I turned 29 three months ago and my body is falling apart.
In the last five months I have torn two ligaments in my ankle, fallen out of a handstand and given myself a gnarly road rash on my face, and as I write this I have just gotten home from the chiropractor for a pinched nerve and muscle spasms. And then, because of said chiropractor visit, I learned that I have “straightening of the cervical spine” which honestly I’ve probably had for years, but still.
That being said, I’m physically working harder than I ever have.
All the time.
Every day.
On average, I teach 17-19 classes a week. I work at 4 different gyms, community centers, and yoga studios, I operate my own kid’s yoga programs, teach private lessons, and I try to do a special event or community class every week. Add friends, family, freelance work, a thriving garden, a spoiled kitten, and my incessant need to watch bad reality TV and read classic literature, and there are just not enough hours in the day (or episodes of Skin Wars on Hulu).
But I think I’m finally starting to get the message.
Turns out, this is as far as I can push myself. I can feel myself getting sick more, my sprained ankle is struggling to heal as I continue to run it through the ringer, my face (and chest and back) are breaking out, and I’m having a very hard time sleeping through the night. It’s all just a little too much and my body keeps taking new hits before it’s rebounded from the last.
I’ve had more x-rays in the last few months than I have in my whole life.
The thing is though, I love my job. I love it so very much. I love teaching babies and seniors and millennials alike. I love being able to offer myself to my students, to look at their bodies and guide them in a way that is beneficial, and to create space for their healing- big and small. I love the people I’ve met through classes and events and I love every single time someone says “I feel so much better than when I walked in the door.” And 9 times out of 10, I feel so much better at the end of a class than when I walked in the door.
So while I know I’m doing too much, while I know I need something more sustainable than a “break” or a “night off”, it seems impossible to slow down – to not take every single opportunity I have to teach and lead and learn and grow and play and create and love. That’s what we are here to do right? To Love. We are told our whole lives that we will “never be poor if you love what you do”. This is the ultimate goal.
But no one ever tells you what to do or how to feel if even that gets to be too much.
How do we say “No” to WORK?
And even more than that, how do we say “No” to work we LOVE?

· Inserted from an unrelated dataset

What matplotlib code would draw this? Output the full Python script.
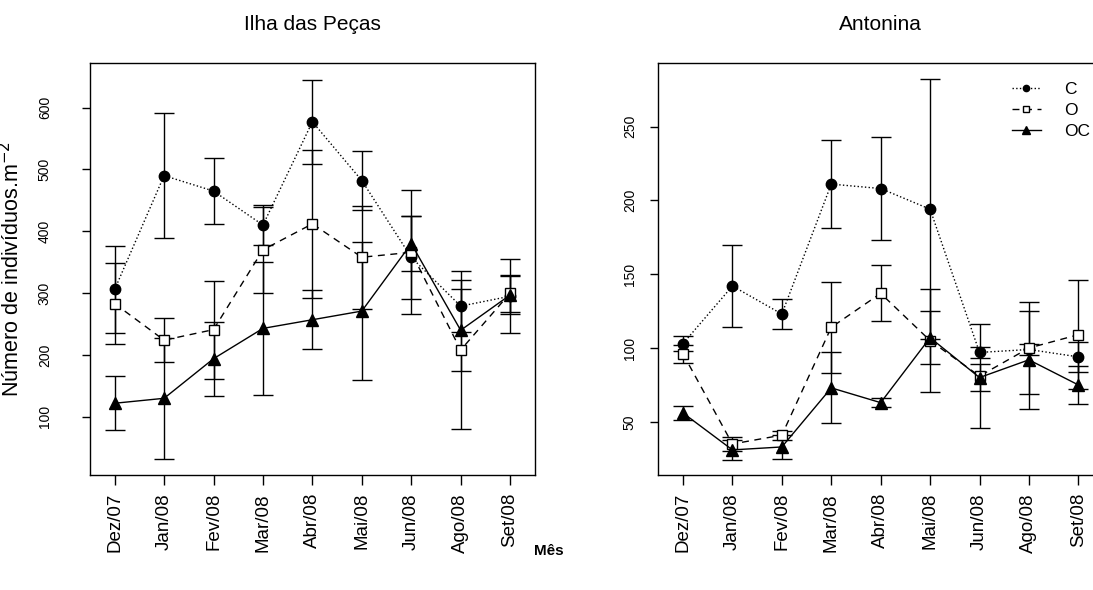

Yoga at the Neches Brewing Company that got moved to the Port Neches Park Pavilion because of rainy, windy weather. My favorite thing about yoga students is that they are so flexible when plans have to change at the last minute.
(See what I did there?)
I have always known that I would have to hustle for work.
My degree is in Theatre and I graduated in 2009, my longest job titles have been at non-profits, and I spend every tax season cursing 1099s.
I function well in this mode and honestly, it’s never really crossed my mind that there was any other way. Even today, I was digging in the garden and talking about power washing the house and I said the phrase “Hard work ain’t never hurt us” and I heard my mother’s voice coming out of my own mouth.
This was the first day I got my plants in the ground.
Thank goodness, things have gotten a little greener since then.
In yoga we are supposed to focus on the mid-line. To find the space where you are challenged but focused and relaxed, where you are working hard but not hurting yourself, where you feel confident but maybe just a little bit scared.
Each posture is intended to be a balance of effort and ease and I have considered this advice applicable to all areas of my life for some time now.
But apparently. it’s not advice I have been following that closely the past couple of months, or maybe I never actually did but it’s just catching up to me in my old age.
(Balanced and emotionally stable…. doesn’t that sound nice.)
I feel like I should go ahead and say right here that I don’t have answers for all the questions I’m asking myself (and I guess you).
In-fact, if you have the answers, please let me know. No-one ever got anywhere by being rhetorical.
You see, I’ve always prided myself on not needing to hold on too or collect physical possessions (except for books, those are treasures). So what is it about work that makes me feel like there is never enough and it can never be replaced? Is it my darling Irish/German heritage? Is it the fact that I was raised by a single mom? Is it a past life I need to come to terms with? I’m sure it is some combo of everything wrapped up inside my (too heavy for my spine) brain.
What do you do when you have an abundance but can’t let go of a scarcity mindset?
I don’t know, and maybe I don’t need too know what or why just yet. But I do need to learn how to slow down and when to say enough, not because I don’t want to do more- but because I don’t need to.
Who says you can’t teach old dogs new tricks?